Transforming Boards of Directors

Homeowner Associations

A board is at the top of homeowners’ association with authority and accountability for that organization. Larger hoas have gone through a transformation in their approach to managing their associations. They have changed from believing that they personally were required to manage "hands-on" to recognizing the value of hiring professional managers. The next level of sophistication in governance is to recognize that the board’s role is not to look over the manager’s shoulder but rather to govern by establishing policies.

A manager makes hundreds of decisions every day. The board is ultimately accountable for them all. Boards try to make the most important decisions and hope that the rest are suitable, or at least, legal. Since the board can’t make all of the decisions necessary to manage an association, it makes sense to agree on a policy that has the benefit of being appropriate to many action decisions. Policy decisions last a long time. One decision through a policy can reach out and effect the whole organization because of the breadth of the statement.

Boards have policies now. How would managing by Policy Governance be different than the policies presently in place? Policy Governance is a model that describes the responsibilities and functions of a board of directors. It defines the work of the board as ‘governance’ and makes the distinction between governance and management.

It begins with a premise that the board does not exist as volunteers who manage or advise management, but, rather, as trustees on behalf of all of the owners. Once the board recognizes who their ownership is, they have a responsibility to communicate with them.

In Policy Governance the board must determine why the organization exists. What difference does the hoa make in the world, for whom, and at what cost? John Carver calls these the "Ends" of the organization. The "ends" are not easily determined. The manager, not the board, is entirely responsible to see that those ends are achieved. When the board has concisely expressed them they hold staff accountable in a way that no strategic plan does.

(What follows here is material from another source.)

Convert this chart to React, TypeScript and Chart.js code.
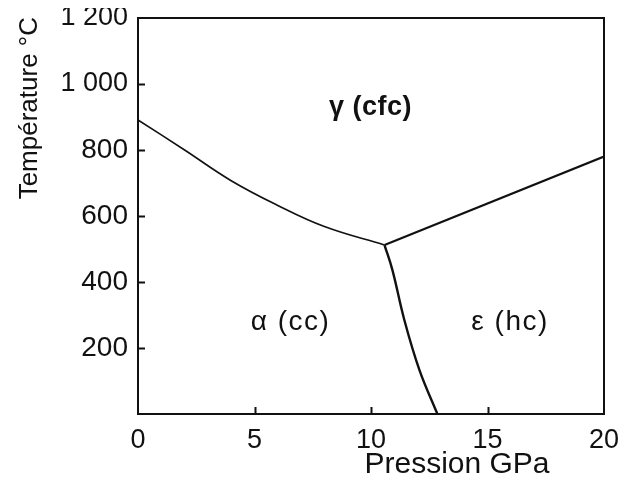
import React, { useEffect, useRef } from "react";
import { Chart, registerables } from "chart.js";

Chart.register(...registerables);

// α / γ boundary
const P_ALPHA_GAMMA = [0, 2.0, 4.0, 6.0, 8.0, 10.58];
const T_ALPHA_GAMMA = [891, 800, 707, 632, 568, 512];
// γ / ε boundary
const P_GAMMA_EPS = [10.58, 20];
const T_GAMMA_EPS = [512, 780];
// α / ε boundary
const P_ALPHA_EPS = [10.58, 10.92, 11.43, 12.08, 12.85];
const T_ALPHA_EPS = [512, 436, 285, 133, 0];

// phase labels
const PHASE_LABELS = ["γ (cfc)", "α (cc)", "ε (hc)"];
const PHASE_P = [9.98, 6.55, 15.97];
const PHASE_T = [930, 279, 279];

const Y_TICKS = [200, 400, 600, 800, 1000];
const X_TICKS = [5, 10, 15];
const X_TITLE = "Pression GPa";
const Y_TITLE = "Température °C";

const FONT = "'Liberation Sans', Arial, Helvetica, sans-serif";

const toPts = (xs: number[], ys: number[]) => xs.map((x, i) => ({ x, y: ys[i] }));

const frFormat = (v: number) => {
  if (v === 0) return "";
  const s = String(v);
  return s.length > 3 ? s.slice(0, s.length - 3) + " " + s.slice(s.length - 3) : s;
};

const decorPlugin = {
  id: "decor",
  afterDraw(chart: any) {
    const { ctx, chartArea: a, scales } = chart;
    const xs = scales.x;
    const ys = scales.y;
    ctx.save();
    ctx.strokeStyle = "#111";
    ctx.lineWidth = 2;
    ctx.strokeRect(a.left, a.top, a.right - a.left, a.bottom - a.top);
    ctx.beginPath();
    Y_TICKS.forEach((v) => {
      const y = Math.round(ys.getPixelForValue(v)) + 0.5;
      ctx.moveTo(a.left, y);
      ctx.lineTo(a.left + 7, y);
    });
    X_TICKS.forEach((v) => {
      const x = Math.round(xs.getPixelForValue(v)) + 0.5;
      ctx.moveTo(x, a.bottom);
      ctx.lineTo(x, a.bottom - 7);
    });
    ctx.stroke();

    // phase labels
    ctx.fillStyle = "#111";
    ctx.textAlign = "center";
    ctx.textBaseline = "middle";
    PHASE_LABELS.forEach((t, i) => {
      if (i === 0) {
        ctx.font = `bold 27px ${FONT}`;
        (ctx as any).letterSpacing = "0.5px";
      } else {
        ctx.font = `28px ${FONT}`;
        (ctx as any).letterSpacing = "1.5px";
      }
      ctx.fillText(t, xs.getPixelForValue(PHASE_P[i]), ys.getPixelForValue(PHASE_T[i]));
    });
    (ctx as any).letterSpacing = "0px";

    // x title
    ctx.font = `30px ${FONT}`;
    ctx.textAlign = "center";
    ctx.textBaseline = "middle";
    ctx.fillText(X_TITLE, 449, 457);

    // y title
    ctx.translate(22, 9);
    ctx.rotate(-Math.PI / 2);
    ctx.font = `26px ${FONT}`;
    ctx.textAlign = "right";
    ctx.textBaseline = "middle";
    ctx.fillText(Y_TITLE, 0, 0);
    ctx.restore();
  },
};

export default function App() {
  const ref = useRef<HTMLCanvasElement | null>(null);
  useEffect(() => {
    if (!ref.current) return;
    const lineStyle = {
      showLine: true,
      pointRadius: 0,
      borderColor: "#111",
      fill: false,
    };
    const chart = new Chart(ref.current, {
      type: "scatter",
      data: {
        datasets: [
          { ...lineStyle, data: toPts(P_ALPHA_GAMMA, T_ALPHA_GAMMA), borderWidth: 1.6, tension: 0.4 },
          { ...lineStyle, data: toPts(P_GAMMA_EPS, T_GAMMA_EPS), borderWidth: 2.2 },
          { ...lineStyle, data: toPts(P_ALPHA_EPS, T_ALPHA_EPS), borderWidth: 2.4, tension: 0.4 },
        ],
      } as any,
      options: {
        animation: false,
        responsive: false,
        maintainAspectRatio: false,
        layout: { padding: { top: 10, right: 14, left: 0, bottom: 0 } },
        plugins: { legend: { display: false }, tooltip: { enabled: false } },
        scales: {
          x: {
            type: "linear",
            min: 0,
            max: 20,
            grid: { display: false, drawTicks: false },
            border: { display: false },
            ticks: {
              stepSize: 5,
              padding: 10,
              color: "#111",
              font: { family: FONT, size: 27 },
              maxRotation: 0,
            },
            afterFit: (s: any) => {
              s.height = 66;
              s.paddingLeft = 0;
              s.paddingRight = 0;
            },
          },
          y: {
            type: "linear",
            min: 0,
            max: 1200,
            grid: { display: false, drawTicks: false },
            border: { display: false },
            ticks: {
              stepSize: 200,
              padding: 10,
              color: "#111",
              callback: (v: any) => frFormat(Number(v)),
              font: (c: any) => ({
                family: FONT,
                size: c.tick && c.tick.value >= 1000 ? 27 : 28,
              }),
            },
            afterFit: (s: any) => {
              s.width = 130;
              s.paddingTop = 0;
              s.paddingBottom = 0;
            },
          },
        },
      } as any,
      plugins: [decorPlugin],
    });
    return () => chart.destroy();
  }, []);
  return (
    <div style={{ width: 610, height: 472 }}>
      <canvas ref={ref} width={610} height={472} style={{ width: 610, height: 472 }} />
    </div>
  );
}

Having given staff direction through the ends policies, Policy Governance then does something counterintuitive. Rather than attempt to tell the manager how he/she will achieve the ends, the model assumes that the manager is an expert creative in fashioning the means, the activities necessary to achieve the intended results. But there are some means that would not be acceptable to the board. These polices are called "Executive Limitations" and instruct the managers what not to do. They are generally issues of law, ethics and morals.

To ensure that the manager is achieving the ends and avoiding the executive limitations, the board develops a monitoring plan. If policies are worth creating, then they are worth monitoring. These reports may come from the manager, from an outside consultant or, more rarely, direct inspection by the board.

Finally, the board must govern itself and so develops governing process policies. By structuring its conduct, personalities control the board less. However the entire board must be willing to remind each other when the policies are not being followed

These policies are referred to at every board meeting, transforming the board forever.